Shark advocates believe that the use of the term “shark attacks” can stoke fears about public safety. Dr. Leonardo Guida, a shark researcher at the Australian Marine Conservation Society, told the Herald that “alarmist language” fuels misconceptions about sharks.
“It helps dispel inherent assumptions that sharks are ravenous, mindless man-eating monsters,” he said of the rebranding effort.
Not all of Australia has embraced the terminology change. But officials were pretty clear about their plans at the Noosa symposium.
“We sat up at the mention,” Lawrence Chlebeck, a marine campaigner with Humane Society International, later said. “I congratulated them for their change of terminology.”
Sharks Are Just Exploring, Researchers Say
It’s unusual for a human to be eaten by a shark, shark advocates say. In fact, shark bites may just be examples of sharks trying to figure out how to classify humans.

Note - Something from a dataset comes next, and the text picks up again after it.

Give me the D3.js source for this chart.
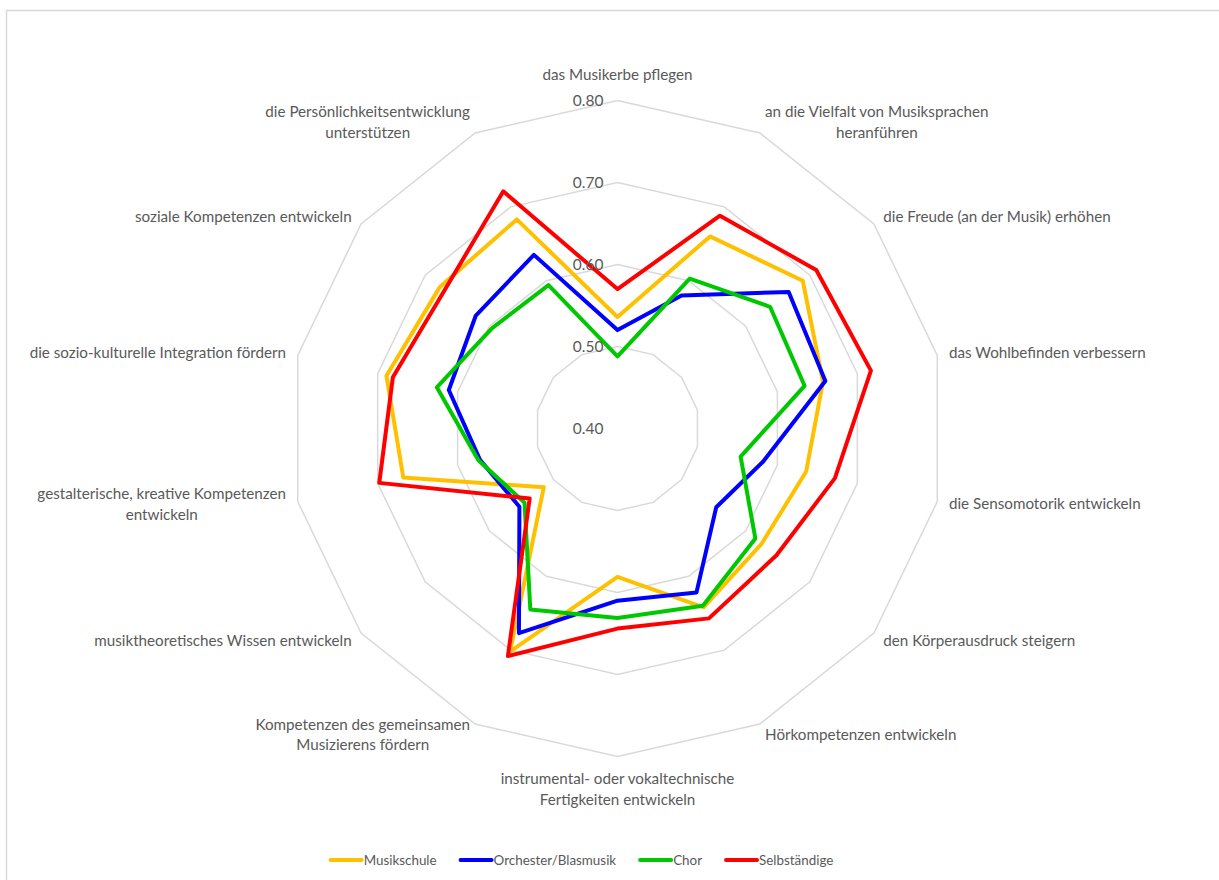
<!DOCTYPE html>
<html>
<head>
<meta charset="utf-8">
<script src="https://cdn.jsdelivr.net/npm/d3@7"></script>
<style>
  body { margin: 0; background: #fff; }
  svg text { font-family: Lato, "Open Sans", sans-serif; fill: #595959; }
</style>
</head>
<body>
<svg id="chart" width="1219" height="880"></svg>
<script>
// categories, clockwise from the top
const categories = [
  "das Musikerbe pflegen",
  "an die Vielfalt von Musiksprachen|heranführen",
  "die Freude (an der Musik) erhöhen",
  "das Wohlbefinden verbessern",
  "die Sensomotorik entwickeln",
  "den Körperausdruck steigern",
  "Hörkompetenzen entwickeln",
  "instrumental- oder vokaltechnische|Fertigkeiten entwickeln",
  "Kompetenzen des gemeinsamen|Musizierens fördern",
  "musiktheoretisches Wissen entwickeln",
  "gestalterische, kreative Kompetenzen|entwickeln",
  "die sozio-kulturelle Integration fördern",
  "soziale Kompetenzen entwickeln",
  "die Persönlichkeitsentwicklung|unterstützen",
];

const musikschule = [0.536, 0.660, 0.689, 0.657, 0.636, 0.625, 0.642, 0.581, 0.702, 0.515, 0.668, 0.689, 0.677, 0.683];
const orchester = [0.520, 0.580, 0.667, 0.660, 0.582, 0.554, 0.622, 0.610, 0.677, 0.553, 0.572, 0.611, 0.621, 0.635];
const chor = [0.488, 0.603, 0.638, 0.634, 0.554, 0.615, 0.640, 0.631, 0.645, 0.545, 0.574, 0.626, 0.596, 0.594];
const selbststaendige = [0.570, 0.688, 0.710, 0.717, 0.672, 0.648, 0.657, 0.644, 0.708, 0.537, 0.698, 0.681, 0.670, 0.721];

const seriesNames = ["Musikschule", "Orchester/Blasmusik", "Chor", "Selbständige"];
const seriesValues = [musikschule, orchester, chor, selbststaendige];
const seriesColors = ["#FFC000", "#0000FF", "#00C800", "#FF0000"];

const ticks = [0.4, 0.5, 0.6, 0.7, 0.8];

const cx = 617.5, cy = 428.5, R = 328;
const GRID = "#D9D9D9";

const svg = d3.select("#chart");

// chart frame
svg.append("rect")
  .attr("x", 6.5).attr("y", 10.5)
  .attr("width", 1230).attr("height", 900)
  .attr("fill", "none").attr("stroke", GRID).attr("stroke-width", 1.5);

const r = d3.scaleLinear().domain([0.4, 0.8]).range([0, R]);
const angle = d3.scalePoint()
  .domain(d3.range(categories.length + 1))
  .range([0, 2 * Math.PI]);

const g = svg.append("g").attr("transform", `translate(${cx},${cy})`);

// grid rings
const ring = d3.lineRadial()
  .angle((d, i) => angle(i))
  .radius(d => r(d))
  .curve(d3.curveLinearClosed);

ticks.slice(1).forEach(t => {
  g.append("path")
    .attr("d", ring(categories.map(() => t)))
    .attr("fill", "none")
    .attr("stroke", GRID)
    .attr("stroke-width", 1.5);
});

// series
const line = d3.lineRadial()
  .angle((d, i) => angle(i))
  .radius(d => r(d))
  .curve(d3.curveLinearClosed);

seriesValues.forEach((vals, s) => {
  g.append("path")
    .attr("d", line(vals))
    .attr("fill", "none")
    .attr("stroke", seriesColors[s])
    .attr("stroke-width", 4)
    .attr("stroke-linejoin", "round");
});

// tick labels
g.selectAll("text.tick")
  .data(ticks)
  .join("text")
  .attr("class", "tick")
  .attr("x", -14)
  .attr("y", d => -r(d))
  .attr("dy", "0.35em")
  .attr("text-anchor", "end")
  .style("font-size", "15.5px")
  .text(d => d.toFixed(2));

// category labels
const lineH = 20.5;
categories.forEach((c, i) => {
  const a = angle(i);
  const sx = Math.sin(a), cyv = -Math.cos(a);
  const px = (R + 12) * sx, py = (R + 12) * cyv;
  const lines = c.split("|");
  const t = g.append("text").style("font-size", "15.2px");
  const spans = lines.map(l => t.append("tspan").text(l));
  const widths = spans.map(sp => sp.node().getComputedTextLength());
  const w = d3.max(widths);
  let bx;
  if (Math.abs(sx) < 0.1) bx = px;
  else if (sx > 0) bx = px + w / 2;
  else bx = px - w / 2;
  const blockH = lines.length * lineH;
  let top;
  if (cyv < -0.95) top = py - 4 - blockH;
  else if (cyv > 0.95) top = py;
  else top = py - blockH / 2;
  spans.forEach((sp, k) => {
    sp.attr("x", bx)
      .attr("y", top + lineH * k + lineH / 2)
      .attr("dy", "0.35em")
      .attr("text-anchor", "middle");
  });
});

// legend
const legend = svg.append("g");
const items = seriesNames.map((n, s) => {
  const it = legend.append("g");
  it.append("line")
    .attr("x1", 2).attr("x2", 33)
    .attr("stroke", seriesColors[s])
    .attr("stroke-width", 4)
    .attr("stroke-linecap", "round");
  const tx = it.append("text")
    .attr("x", 35).attr("dy", "0.35em")
    .style("font-size", "13.4px")
    .text(n);
  return { it, w: 35 + tx.node().getComputedTextLength() };
});
const gap = 22;
const total = d3.sum(items, d => d.w) + gap * (items.length - 1);
let lx = 581 - total / 2;
items.forEach(d => {
  d.it.attr("transform", `translate(${lx},860)`);
  lx += d.w + gap;
});
</script>
</body>
</html>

“Sharks don’t have hands. So, if they want to explore something, they mouth it,” Nathan Hart, an associate professor at Macquarie University, told the Herald. “Very rarely are humans consumed by sharks.”
Drone footage shows that sharks often swim close to surfers for long periods of time without attacking them. And Hart has worked with other researchers to try to explain why sharks do decide to attack humans. They are currently researching techniques to discourage attacks, such as putting lights on the underside of surfboards.
Hart explained that changing the official terminology may tamp down calls for culling a protected species. The shark population is declining worldwide due to over-fishing, pollution and climate change. And that is particularly true in Australia.
“The [last] thing we want is people killing a lot of sharks,” Hart said.